C: How do you arrive at your financial decisions? How have you delegated or determined how money and financial concerns will be dealt with? How will you sign checkbooks, contracts, agreements? Have you considered writing a will?
D: Do you have a budget? Have you decided on some longer range goals and how you will provide for them? Could you live on one income?
E: How important is money to you? Does it define your security? If you had to choose longer hours or shorter pay, which option would you pick? Have you considered how your choice of career could be made more flexible and adaptable to your needs? Have you considered changing jobs or careers?
VIII. Values, Ideals, and Religion
A: If you could list your three most important goals for your life, what would they be? (after taking turns, comment on if they are complementary or how they are different etc.) State that it takes cooperation to achieve mutuality.
B: Philosophy of life exercise: Deathbed scene… what piece of advice about life would you give them? Epitaph: … After here lies, What would it say about you? Obituary versus a eulogy. ) Writing both as a life assessment tool…)

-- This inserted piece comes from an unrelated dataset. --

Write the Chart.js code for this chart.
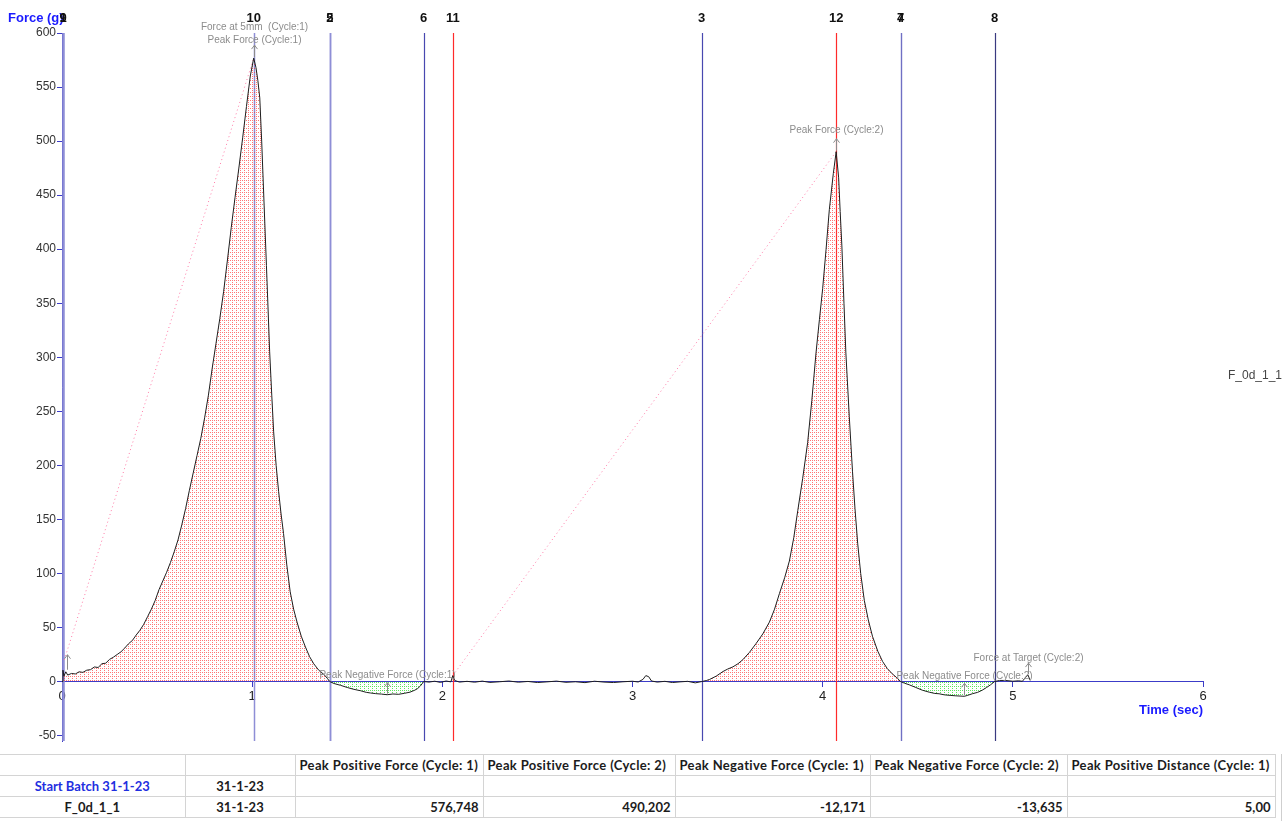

C: What are your hopes and fears for the future? What ideals or visions motivate you or what ideals and dreams can console you?
D: What were your religious backgrounds? If different, how are those differences meaningful or relevant to you today? What is your current religious or spiritual outlook? How has your faith or your beliefs changed? Do you feel that there is a difference between religion and spirituality? How ? What is God, for you? What purpose would going to a church or belonging to a spiritual community have for you?
E: Would you expect your children to attend some kind of Sunday School? Who do you feel will be their best teachers? How does modeling vs. preaching appeal to you? How would you define family as a spiritual ideal?
IX. The Wedding Service
A: What is a wedding service? What does it symbolize?
B: How would you structure or design your wedding service? What about its length? its complexity? From the weddings you have gone to, what features would you definitely add and which ones would you definitely delete? Why?
C: What kinds of music have you considered? What about readings?
1 Will you include any prayers? What types do you enjoy, or what do you feel will express the ideas and feeling you wish to share? Friends and relatives offering a reading or some music or reflections on relationships etc.
D: What is the highlight of as wedding service? Will you consider writing your own vows? ( Samples of services given out here… with an explanation of the structure you prefer to use…)
E: Will you use or wear rings? Candles? Wine? Sand?
F: Will you include others in the wedding service? How many bridesmaids attendants and/or ushers?
What about Parents and/or recognition? children? w/ flowers or rings?
G: How many people? How formal will it be? Garb? ( matching formality)
H: Legalities: Blood Test; option for a wide spectrum screening of all STDs, or communicable diseases, and any hereditary or genetic problems you might be carrying… (children) City/Town Hall-License; allow for a 3 day waiting or processing period
I: Fees for services.. my sliding scale; necessity of a rehearsal, and that I will need your working copy 10 days before the service… FINIS Any Q’s ???